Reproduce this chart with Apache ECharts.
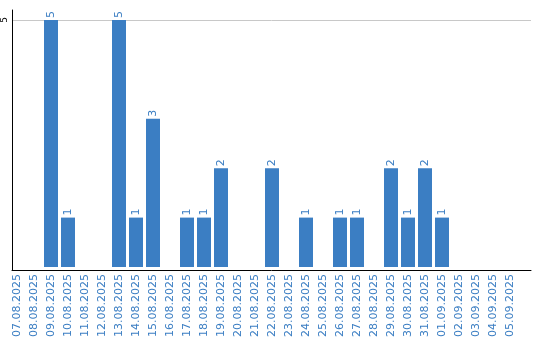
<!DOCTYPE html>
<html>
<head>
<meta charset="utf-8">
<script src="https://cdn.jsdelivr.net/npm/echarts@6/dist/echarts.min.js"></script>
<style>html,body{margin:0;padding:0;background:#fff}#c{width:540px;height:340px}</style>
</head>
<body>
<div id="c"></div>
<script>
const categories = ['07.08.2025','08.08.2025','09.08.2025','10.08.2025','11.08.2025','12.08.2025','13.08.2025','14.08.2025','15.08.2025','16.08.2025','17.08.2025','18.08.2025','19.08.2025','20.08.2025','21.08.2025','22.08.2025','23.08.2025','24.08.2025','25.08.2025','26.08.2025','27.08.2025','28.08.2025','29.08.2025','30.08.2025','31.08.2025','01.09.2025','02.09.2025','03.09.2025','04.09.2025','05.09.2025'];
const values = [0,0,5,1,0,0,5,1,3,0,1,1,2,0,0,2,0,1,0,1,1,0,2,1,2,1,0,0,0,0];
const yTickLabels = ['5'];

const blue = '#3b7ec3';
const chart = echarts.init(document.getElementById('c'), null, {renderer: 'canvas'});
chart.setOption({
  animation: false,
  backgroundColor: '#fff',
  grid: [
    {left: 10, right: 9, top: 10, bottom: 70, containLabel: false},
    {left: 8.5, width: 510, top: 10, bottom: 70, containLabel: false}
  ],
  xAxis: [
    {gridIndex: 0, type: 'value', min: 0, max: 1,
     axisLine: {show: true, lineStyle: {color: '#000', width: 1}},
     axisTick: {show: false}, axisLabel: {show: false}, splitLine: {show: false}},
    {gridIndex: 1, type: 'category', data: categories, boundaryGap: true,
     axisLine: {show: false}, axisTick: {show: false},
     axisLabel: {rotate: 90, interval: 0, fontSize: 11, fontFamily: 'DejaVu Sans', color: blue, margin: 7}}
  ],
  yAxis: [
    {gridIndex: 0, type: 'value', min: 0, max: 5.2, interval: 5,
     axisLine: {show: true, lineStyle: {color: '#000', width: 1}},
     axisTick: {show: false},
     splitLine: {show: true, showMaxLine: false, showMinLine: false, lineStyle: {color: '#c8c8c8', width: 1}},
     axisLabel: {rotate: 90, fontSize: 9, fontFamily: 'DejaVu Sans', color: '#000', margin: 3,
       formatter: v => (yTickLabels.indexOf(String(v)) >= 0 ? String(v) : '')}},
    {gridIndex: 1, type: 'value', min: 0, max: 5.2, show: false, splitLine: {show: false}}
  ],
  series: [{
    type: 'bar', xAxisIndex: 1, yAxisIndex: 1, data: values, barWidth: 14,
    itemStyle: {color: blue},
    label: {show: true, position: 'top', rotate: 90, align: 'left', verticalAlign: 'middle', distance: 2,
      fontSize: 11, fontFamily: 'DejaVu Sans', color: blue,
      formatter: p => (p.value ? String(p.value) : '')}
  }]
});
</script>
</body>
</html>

_ _ _ _ _ _ _

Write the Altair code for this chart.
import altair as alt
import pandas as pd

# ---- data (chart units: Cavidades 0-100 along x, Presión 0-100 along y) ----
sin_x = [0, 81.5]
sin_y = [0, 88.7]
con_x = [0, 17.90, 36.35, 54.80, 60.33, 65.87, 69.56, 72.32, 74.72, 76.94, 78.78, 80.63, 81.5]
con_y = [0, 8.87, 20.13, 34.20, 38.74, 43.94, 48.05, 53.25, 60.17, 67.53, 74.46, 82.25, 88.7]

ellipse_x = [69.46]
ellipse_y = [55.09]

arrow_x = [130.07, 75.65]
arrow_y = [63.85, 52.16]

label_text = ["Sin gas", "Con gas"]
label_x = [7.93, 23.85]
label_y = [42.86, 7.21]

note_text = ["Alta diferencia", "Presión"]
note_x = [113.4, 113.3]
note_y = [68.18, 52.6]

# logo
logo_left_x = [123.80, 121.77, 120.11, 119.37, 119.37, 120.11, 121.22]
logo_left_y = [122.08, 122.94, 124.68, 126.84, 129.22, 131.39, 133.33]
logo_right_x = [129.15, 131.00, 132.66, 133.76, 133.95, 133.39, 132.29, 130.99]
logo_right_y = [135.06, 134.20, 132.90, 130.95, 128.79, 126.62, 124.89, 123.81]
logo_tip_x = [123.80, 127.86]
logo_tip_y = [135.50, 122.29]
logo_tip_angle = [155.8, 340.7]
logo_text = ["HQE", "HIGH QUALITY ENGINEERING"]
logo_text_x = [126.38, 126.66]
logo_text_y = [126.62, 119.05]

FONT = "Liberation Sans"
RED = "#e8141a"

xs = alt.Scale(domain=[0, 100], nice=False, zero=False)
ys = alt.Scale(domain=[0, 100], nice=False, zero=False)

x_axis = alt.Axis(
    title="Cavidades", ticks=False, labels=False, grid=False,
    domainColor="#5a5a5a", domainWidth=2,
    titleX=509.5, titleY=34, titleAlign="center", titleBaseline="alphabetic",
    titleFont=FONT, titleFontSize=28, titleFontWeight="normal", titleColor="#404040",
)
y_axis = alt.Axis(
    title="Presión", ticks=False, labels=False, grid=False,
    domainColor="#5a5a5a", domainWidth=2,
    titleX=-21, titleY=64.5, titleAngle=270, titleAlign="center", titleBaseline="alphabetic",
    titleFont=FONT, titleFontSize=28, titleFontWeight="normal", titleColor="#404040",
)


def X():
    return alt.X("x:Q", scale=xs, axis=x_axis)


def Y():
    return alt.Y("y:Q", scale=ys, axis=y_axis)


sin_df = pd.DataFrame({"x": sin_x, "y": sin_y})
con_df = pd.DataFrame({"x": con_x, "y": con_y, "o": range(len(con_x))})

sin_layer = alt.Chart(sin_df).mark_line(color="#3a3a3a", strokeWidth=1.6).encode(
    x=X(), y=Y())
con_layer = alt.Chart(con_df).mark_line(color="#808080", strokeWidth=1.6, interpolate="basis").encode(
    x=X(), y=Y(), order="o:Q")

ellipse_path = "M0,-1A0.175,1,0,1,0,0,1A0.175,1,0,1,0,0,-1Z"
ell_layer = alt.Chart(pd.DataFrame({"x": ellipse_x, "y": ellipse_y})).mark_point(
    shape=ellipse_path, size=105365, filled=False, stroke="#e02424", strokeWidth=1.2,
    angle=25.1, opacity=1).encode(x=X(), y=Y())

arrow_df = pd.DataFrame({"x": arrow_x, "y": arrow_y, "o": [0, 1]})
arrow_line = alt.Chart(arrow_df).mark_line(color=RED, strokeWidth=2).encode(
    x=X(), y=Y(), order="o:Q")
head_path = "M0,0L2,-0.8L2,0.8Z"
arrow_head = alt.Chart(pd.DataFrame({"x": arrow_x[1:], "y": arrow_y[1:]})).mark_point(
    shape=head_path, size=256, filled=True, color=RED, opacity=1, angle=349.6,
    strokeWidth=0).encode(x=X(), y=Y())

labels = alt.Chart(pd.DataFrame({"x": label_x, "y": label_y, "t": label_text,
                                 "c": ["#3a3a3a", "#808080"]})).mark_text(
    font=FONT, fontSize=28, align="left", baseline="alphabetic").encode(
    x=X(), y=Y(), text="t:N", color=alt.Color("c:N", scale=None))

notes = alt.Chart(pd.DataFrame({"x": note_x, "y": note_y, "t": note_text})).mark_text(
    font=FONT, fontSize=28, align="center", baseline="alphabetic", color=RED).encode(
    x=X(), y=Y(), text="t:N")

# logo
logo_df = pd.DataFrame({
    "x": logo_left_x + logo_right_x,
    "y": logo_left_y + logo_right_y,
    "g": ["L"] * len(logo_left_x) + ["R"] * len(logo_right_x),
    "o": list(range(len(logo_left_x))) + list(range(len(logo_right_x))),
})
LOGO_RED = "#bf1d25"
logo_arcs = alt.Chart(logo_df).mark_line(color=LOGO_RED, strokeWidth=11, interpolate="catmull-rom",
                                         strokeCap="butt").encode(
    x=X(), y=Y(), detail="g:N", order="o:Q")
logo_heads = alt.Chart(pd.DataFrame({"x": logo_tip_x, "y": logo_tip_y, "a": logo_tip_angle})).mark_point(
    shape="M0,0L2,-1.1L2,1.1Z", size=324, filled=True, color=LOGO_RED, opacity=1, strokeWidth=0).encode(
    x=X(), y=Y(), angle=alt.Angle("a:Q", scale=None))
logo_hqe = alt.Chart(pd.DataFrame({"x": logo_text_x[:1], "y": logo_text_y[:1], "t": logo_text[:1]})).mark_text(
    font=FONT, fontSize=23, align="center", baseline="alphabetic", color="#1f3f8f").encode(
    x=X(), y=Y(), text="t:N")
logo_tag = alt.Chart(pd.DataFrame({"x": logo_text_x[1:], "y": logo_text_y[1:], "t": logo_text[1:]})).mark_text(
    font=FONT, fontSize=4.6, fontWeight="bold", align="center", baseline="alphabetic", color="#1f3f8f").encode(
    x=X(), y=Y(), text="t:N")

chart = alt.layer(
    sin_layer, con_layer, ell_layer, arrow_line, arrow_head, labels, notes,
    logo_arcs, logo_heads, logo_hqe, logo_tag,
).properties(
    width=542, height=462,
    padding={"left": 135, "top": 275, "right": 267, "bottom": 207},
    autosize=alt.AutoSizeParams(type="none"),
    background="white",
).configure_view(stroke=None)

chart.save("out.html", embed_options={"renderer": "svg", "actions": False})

_ _ _ _ _ _ _

■ **Exercise prompt**
Reproduce the lines exactly, taking as the first line the one with "Write the Altair code for this chart." and as the last line the one with "note_y = [68.18, 52.6]", and include nothing else.

■ **Task solution**
Write the Altair code for this chart.
import altair as alt
import pandas as pd

# ---- data (chart units: Cavidades 0-100 along x, Presión 0-100 along y) ----
sin_x = [0, 81.5]
sin_y = [0, 88.7]
con_x = [0, 17.90, 36.35, 54.80, 60.33, 65.87, 69.56, 72.32, 74.72, 76.94, 78.78, 80.63, 81.5]
con_y = [0, 8.87, 20.13, 34.20, 38.74, 43.94, 48.05, 53.25, 60.17, 67.53, 74.46, 82.25, 88.7]

ellipse_x = [69.46]
ellipse_y = [55.09]

arrow_x = [130.07, 75.65]
arrow_y = [63.85, 52.16]

label_text = ["Sin gas", "Con gas"]
label_x = [7.93, 23.85]
label_y = [42.86, 7.21]

note_text = ["Alta diferencia", "Presión"]
note_x = [113.4, 113.3]
note_y = [68.18, 52.6]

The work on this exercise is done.